• Records from a collection:

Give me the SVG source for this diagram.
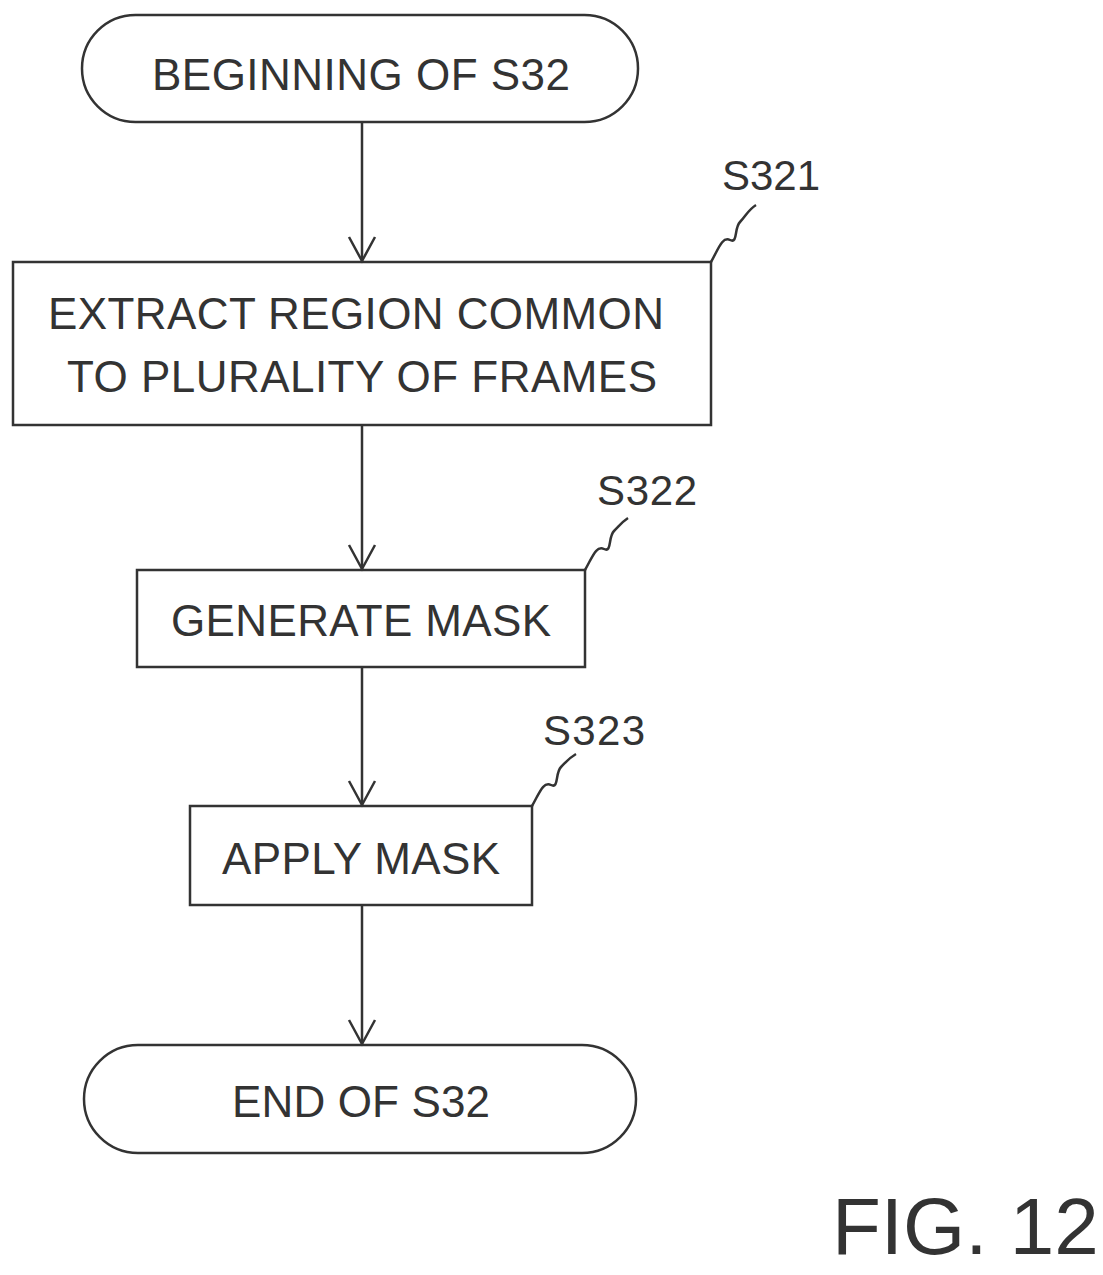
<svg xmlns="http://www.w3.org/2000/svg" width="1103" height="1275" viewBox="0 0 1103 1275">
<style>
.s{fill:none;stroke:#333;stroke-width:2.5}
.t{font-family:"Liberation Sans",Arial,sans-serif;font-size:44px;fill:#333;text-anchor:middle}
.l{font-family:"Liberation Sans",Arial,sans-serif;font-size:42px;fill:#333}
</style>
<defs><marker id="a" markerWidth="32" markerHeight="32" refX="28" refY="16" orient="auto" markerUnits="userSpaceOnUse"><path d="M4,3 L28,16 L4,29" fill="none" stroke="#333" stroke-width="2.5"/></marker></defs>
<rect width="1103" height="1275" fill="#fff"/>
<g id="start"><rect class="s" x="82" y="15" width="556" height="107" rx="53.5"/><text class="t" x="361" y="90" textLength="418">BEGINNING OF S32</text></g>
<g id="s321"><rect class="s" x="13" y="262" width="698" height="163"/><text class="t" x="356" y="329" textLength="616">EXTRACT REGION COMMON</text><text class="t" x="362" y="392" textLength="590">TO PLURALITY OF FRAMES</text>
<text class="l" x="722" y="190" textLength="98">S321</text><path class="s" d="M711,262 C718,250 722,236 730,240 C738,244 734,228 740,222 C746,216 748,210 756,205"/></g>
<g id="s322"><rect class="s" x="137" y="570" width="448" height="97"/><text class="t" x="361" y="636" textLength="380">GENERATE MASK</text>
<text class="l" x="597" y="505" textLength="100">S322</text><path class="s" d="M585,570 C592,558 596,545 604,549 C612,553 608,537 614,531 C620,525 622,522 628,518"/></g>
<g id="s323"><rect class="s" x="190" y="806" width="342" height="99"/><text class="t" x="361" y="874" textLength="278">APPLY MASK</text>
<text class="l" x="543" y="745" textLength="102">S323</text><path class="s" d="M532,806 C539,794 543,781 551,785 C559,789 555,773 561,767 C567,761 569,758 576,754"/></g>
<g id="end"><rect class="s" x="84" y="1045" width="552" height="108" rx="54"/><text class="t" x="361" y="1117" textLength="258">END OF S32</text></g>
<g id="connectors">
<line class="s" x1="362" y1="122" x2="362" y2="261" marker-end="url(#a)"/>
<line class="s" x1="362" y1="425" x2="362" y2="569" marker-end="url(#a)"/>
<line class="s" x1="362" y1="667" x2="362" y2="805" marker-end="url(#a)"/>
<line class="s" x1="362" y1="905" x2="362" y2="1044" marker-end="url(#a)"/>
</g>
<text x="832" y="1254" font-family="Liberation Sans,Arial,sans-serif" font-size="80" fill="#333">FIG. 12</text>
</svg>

--

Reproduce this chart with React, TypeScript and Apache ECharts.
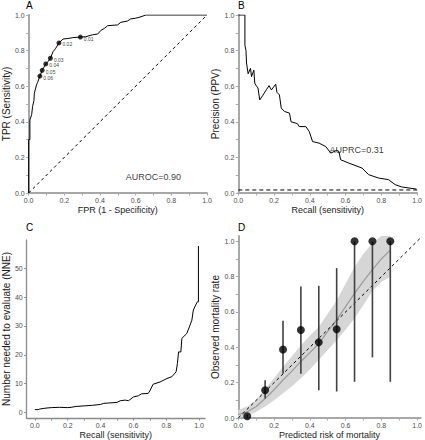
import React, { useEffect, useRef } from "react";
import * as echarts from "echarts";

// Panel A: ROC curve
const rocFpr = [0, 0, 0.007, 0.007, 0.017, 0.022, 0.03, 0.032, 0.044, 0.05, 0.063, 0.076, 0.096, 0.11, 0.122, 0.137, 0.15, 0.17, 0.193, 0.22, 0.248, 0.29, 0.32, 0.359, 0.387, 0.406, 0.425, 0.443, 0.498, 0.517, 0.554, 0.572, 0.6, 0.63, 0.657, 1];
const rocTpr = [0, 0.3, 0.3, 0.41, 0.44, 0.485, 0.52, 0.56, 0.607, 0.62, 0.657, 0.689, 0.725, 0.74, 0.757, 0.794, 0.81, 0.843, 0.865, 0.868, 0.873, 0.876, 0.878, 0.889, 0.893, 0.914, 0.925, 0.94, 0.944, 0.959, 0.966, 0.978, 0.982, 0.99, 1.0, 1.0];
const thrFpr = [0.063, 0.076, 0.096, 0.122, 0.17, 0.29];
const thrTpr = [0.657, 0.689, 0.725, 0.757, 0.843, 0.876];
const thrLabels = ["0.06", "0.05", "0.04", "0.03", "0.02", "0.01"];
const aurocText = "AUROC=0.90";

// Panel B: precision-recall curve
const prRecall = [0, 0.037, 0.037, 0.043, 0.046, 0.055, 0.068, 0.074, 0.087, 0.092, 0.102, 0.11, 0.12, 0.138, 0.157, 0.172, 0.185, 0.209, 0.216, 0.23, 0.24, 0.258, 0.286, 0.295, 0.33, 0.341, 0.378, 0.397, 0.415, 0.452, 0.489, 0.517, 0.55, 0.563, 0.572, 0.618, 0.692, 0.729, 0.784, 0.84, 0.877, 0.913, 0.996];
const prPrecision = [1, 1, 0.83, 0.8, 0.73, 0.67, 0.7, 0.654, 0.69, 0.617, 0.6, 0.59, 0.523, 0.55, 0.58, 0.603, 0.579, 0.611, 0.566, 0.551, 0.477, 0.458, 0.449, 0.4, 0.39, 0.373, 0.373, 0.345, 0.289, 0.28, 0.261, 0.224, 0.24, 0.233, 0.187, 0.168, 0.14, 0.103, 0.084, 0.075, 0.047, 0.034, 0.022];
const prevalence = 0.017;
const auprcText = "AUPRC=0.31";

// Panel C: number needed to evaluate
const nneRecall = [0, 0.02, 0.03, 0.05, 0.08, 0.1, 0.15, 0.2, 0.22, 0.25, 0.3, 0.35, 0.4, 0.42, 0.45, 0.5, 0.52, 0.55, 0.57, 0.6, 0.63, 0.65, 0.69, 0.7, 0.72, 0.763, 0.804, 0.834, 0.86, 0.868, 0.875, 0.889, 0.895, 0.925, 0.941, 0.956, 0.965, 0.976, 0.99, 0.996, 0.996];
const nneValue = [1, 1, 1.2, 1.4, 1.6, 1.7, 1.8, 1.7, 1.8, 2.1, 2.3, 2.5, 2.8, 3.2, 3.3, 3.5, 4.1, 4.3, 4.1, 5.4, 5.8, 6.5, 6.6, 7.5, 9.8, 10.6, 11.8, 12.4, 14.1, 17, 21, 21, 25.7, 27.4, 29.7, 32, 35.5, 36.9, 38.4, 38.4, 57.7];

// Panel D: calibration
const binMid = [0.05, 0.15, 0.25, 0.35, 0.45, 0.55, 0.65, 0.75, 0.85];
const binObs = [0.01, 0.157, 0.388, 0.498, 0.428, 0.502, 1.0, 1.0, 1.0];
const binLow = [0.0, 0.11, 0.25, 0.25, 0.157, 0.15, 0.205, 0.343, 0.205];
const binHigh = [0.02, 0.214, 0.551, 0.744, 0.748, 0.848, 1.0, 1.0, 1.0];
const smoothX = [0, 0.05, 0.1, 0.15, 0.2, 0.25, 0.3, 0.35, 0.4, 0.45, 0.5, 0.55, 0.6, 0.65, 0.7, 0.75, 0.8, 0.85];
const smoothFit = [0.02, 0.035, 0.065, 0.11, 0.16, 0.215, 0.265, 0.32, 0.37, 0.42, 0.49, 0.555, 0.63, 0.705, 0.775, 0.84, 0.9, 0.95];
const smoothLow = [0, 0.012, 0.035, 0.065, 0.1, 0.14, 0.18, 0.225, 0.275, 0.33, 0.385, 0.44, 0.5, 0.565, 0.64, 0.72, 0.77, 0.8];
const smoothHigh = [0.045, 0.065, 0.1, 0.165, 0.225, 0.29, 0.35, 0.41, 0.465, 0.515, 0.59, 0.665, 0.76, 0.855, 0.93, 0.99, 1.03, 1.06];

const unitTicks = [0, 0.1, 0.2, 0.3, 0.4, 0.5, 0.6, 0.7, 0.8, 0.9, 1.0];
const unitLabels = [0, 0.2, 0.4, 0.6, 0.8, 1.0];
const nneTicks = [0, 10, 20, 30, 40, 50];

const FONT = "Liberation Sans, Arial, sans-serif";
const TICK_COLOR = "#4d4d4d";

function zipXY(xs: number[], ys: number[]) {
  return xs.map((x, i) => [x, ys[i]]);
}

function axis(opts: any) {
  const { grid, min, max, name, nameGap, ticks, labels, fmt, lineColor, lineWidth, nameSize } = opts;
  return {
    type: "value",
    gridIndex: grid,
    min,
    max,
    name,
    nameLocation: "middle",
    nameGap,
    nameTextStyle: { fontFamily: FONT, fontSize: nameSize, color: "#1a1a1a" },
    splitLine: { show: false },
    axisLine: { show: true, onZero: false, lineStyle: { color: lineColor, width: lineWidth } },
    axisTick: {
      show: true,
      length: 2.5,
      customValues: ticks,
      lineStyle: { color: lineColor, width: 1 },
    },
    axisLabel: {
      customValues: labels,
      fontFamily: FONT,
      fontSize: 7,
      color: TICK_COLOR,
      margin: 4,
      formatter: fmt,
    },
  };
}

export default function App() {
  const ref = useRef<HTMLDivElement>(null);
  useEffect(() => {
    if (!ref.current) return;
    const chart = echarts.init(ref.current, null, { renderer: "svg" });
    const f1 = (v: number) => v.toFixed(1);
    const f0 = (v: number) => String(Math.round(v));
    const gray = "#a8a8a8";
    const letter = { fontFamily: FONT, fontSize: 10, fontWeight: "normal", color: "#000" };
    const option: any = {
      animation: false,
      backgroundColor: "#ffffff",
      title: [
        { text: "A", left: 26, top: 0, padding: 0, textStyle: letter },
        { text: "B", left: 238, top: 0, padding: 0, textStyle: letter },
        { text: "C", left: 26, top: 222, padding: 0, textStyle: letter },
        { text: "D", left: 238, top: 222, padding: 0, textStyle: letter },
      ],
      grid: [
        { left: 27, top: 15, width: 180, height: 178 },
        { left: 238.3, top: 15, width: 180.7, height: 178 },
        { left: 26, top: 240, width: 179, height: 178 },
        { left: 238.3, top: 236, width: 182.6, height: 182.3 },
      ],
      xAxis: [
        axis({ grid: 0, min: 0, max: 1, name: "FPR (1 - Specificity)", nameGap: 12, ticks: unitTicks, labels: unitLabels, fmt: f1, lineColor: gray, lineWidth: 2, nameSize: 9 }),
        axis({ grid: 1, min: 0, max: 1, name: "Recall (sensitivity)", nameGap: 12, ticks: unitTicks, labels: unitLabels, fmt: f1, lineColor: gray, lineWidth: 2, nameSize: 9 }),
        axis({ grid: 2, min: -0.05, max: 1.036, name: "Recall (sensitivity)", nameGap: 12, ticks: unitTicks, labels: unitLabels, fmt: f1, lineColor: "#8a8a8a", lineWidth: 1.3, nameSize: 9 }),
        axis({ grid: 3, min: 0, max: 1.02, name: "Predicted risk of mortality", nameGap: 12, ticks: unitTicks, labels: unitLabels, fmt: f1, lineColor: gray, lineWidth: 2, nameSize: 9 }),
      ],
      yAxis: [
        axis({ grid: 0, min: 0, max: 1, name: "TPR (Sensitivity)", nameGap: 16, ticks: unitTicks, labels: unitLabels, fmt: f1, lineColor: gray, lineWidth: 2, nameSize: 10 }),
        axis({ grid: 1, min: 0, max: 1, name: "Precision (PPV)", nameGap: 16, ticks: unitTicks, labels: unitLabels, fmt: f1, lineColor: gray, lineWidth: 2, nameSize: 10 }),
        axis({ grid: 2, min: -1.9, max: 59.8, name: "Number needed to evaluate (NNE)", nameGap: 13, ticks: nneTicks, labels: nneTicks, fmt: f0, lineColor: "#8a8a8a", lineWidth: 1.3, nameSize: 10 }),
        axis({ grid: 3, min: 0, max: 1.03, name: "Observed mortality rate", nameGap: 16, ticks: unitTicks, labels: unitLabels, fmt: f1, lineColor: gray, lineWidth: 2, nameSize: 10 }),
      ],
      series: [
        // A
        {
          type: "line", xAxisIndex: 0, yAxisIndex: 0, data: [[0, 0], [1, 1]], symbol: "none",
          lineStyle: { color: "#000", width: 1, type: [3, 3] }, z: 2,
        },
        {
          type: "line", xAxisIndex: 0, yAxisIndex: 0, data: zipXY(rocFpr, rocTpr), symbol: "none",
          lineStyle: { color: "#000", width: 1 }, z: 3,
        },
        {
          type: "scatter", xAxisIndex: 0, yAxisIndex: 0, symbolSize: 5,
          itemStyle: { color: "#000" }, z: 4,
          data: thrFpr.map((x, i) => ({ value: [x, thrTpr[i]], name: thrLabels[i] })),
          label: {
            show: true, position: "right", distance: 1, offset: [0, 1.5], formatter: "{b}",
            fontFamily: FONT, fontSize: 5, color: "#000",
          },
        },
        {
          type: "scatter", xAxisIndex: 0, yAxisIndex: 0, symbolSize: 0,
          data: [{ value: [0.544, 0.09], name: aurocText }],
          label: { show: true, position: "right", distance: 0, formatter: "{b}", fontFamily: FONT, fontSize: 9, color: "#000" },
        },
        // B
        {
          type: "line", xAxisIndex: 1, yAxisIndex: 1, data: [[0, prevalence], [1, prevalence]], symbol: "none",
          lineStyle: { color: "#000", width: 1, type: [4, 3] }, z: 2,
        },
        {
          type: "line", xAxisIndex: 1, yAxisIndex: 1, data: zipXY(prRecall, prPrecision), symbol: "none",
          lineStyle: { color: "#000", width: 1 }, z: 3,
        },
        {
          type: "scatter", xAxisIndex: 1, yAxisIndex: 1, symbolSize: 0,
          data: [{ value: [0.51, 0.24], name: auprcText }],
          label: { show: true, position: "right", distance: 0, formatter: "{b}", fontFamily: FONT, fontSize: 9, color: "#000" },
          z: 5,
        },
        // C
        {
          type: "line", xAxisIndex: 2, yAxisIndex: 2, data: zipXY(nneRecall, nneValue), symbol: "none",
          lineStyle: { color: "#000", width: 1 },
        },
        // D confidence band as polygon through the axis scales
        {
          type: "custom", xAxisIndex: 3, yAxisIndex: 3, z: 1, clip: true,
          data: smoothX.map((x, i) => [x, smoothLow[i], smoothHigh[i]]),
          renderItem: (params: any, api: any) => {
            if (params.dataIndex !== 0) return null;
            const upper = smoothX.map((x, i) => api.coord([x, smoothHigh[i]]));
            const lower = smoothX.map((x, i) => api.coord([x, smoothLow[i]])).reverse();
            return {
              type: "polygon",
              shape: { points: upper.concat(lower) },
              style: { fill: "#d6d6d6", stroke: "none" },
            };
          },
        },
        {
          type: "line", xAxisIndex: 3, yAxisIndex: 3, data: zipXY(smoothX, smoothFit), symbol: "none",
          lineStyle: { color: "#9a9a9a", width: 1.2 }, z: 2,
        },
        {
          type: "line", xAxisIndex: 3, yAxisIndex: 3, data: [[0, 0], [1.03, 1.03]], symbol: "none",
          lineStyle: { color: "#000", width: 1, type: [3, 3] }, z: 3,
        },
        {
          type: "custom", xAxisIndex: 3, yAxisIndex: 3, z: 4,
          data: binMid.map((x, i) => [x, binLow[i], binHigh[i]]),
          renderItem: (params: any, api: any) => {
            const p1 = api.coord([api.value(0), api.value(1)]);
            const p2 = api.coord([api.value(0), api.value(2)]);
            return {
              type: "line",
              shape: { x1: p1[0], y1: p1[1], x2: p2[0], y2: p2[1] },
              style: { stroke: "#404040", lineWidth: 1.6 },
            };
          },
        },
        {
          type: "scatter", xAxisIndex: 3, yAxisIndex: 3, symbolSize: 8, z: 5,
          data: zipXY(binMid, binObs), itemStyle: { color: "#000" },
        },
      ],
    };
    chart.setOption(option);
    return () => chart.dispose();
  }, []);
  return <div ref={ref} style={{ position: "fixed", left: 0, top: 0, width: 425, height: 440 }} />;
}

==

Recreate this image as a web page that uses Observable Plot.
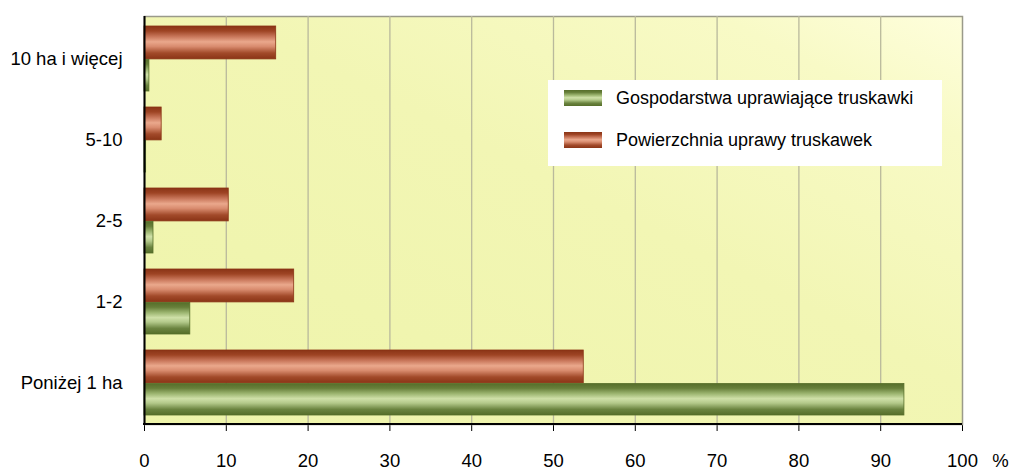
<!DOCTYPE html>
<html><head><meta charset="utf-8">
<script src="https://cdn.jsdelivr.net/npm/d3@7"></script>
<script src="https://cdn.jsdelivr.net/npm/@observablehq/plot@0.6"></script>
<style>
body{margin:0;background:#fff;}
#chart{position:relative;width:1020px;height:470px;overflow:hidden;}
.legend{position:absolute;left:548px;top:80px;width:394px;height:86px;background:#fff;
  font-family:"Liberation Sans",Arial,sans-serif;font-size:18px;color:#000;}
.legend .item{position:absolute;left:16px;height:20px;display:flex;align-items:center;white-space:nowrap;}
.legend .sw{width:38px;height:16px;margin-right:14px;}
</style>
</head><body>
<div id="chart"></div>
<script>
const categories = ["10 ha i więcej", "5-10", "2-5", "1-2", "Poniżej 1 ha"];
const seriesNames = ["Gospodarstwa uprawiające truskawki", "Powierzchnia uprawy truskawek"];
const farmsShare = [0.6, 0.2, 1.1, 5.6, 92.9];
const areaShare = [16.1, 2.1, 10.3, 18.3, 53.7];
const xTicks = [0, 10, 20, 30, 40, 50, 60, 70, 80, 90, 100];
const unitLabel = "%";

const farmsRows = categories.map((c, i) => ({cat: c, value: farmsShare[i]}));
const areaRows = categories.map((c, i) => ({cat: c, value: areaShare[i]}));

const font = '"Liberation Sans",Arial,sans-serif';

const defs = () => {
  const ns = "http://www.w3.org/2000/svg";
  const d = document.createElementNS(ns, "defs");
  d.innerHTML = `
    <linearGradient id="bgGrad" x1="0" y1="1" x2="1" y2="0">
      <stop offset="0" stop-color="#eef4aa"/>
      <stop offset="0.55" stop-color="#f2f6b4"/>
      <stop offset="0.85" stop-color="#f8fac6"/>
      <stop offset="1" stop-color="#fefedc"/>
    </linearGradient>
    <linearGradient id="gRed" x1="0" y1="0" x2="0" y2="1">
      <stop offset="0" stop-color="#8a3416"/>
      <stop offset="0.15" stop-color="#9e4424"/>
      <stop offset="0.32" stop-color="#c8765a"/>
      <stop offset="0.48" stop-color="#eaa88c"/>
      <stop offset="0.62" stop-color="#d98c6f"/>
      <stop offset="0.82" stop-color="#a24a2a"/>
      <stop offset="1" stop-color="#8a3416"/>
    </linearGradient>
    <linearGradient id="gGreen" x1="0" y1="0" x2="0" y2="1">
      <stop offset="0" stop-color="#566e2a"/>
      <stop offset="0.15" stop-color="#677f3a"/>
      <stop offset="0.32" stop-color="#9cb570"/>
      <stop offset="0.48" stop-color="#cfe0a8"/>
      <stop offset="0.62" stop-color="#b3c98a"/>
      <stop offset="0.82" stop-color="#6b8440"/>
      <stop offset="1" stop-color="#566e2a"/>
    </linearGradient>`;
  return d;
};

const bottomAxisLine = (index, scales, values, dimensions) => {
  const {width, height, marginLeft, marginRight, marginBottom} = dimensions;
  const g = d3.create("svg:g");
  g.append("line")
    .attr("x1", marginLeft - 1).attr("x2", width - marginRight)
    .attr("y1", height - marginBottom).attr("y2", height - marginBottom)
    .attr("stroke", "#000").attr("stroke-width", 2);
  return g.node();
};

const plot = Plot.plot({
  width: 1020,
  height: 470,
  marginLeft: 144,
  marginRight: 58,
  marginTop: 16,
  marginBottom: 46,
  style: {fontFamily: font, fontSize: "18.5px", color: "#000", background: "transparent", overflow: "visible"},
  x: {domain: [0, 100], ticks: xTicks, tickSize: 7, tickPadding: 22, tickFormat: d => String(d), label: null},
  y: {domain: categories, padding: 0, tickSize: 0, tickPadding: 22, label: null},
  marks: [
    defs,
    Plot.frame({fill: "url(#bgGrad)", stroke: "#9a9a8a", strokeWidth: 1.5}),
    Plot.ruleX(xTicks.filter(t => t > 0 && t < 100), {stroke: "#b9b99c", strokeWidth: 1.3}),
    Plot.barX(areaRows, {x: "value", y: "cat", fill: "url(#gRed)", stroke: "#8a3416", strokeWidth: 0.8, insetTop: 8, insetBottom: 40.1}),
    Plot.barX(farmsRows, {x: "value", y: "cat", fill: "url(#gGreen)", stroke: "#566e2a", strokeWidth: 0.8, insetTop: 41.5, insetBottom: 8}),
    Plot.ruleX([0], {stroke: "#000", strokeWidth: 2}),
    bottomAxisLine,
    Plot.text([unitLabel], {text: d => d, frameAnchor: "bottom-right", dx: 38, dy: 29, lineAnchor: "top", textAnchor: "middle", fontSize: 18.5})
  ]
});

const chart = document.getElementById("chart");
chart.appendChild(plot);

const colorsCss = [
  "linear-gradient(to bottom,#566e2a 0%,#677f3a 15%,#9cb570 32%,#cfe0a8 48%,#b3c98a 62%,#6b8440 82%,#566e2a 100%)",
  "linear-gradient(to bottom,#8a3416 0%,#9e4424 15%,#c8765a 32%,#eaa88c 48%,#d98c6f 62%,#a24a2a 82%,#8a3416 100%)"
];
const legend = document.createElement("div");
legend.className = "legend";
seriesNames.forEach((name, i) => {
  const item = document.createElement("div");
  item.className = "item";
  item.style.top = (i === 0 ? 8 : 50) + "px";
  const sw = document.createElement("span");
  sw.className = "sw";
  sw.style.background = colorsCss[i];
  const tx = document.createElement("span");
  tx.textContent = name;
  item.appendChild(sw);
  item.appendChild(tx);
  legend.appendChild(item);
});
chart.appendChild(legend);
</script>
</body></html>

• PROMPT:
Search the data for the string "this" and copy each line where it appears.

• RESPONSE TO THE EXERCISE:
Give me the SVG source for this diagram.
Reproduce this chart with React, TypeScript and Apache ECharts.
Recreate this image as a web page that uses Observable Plot.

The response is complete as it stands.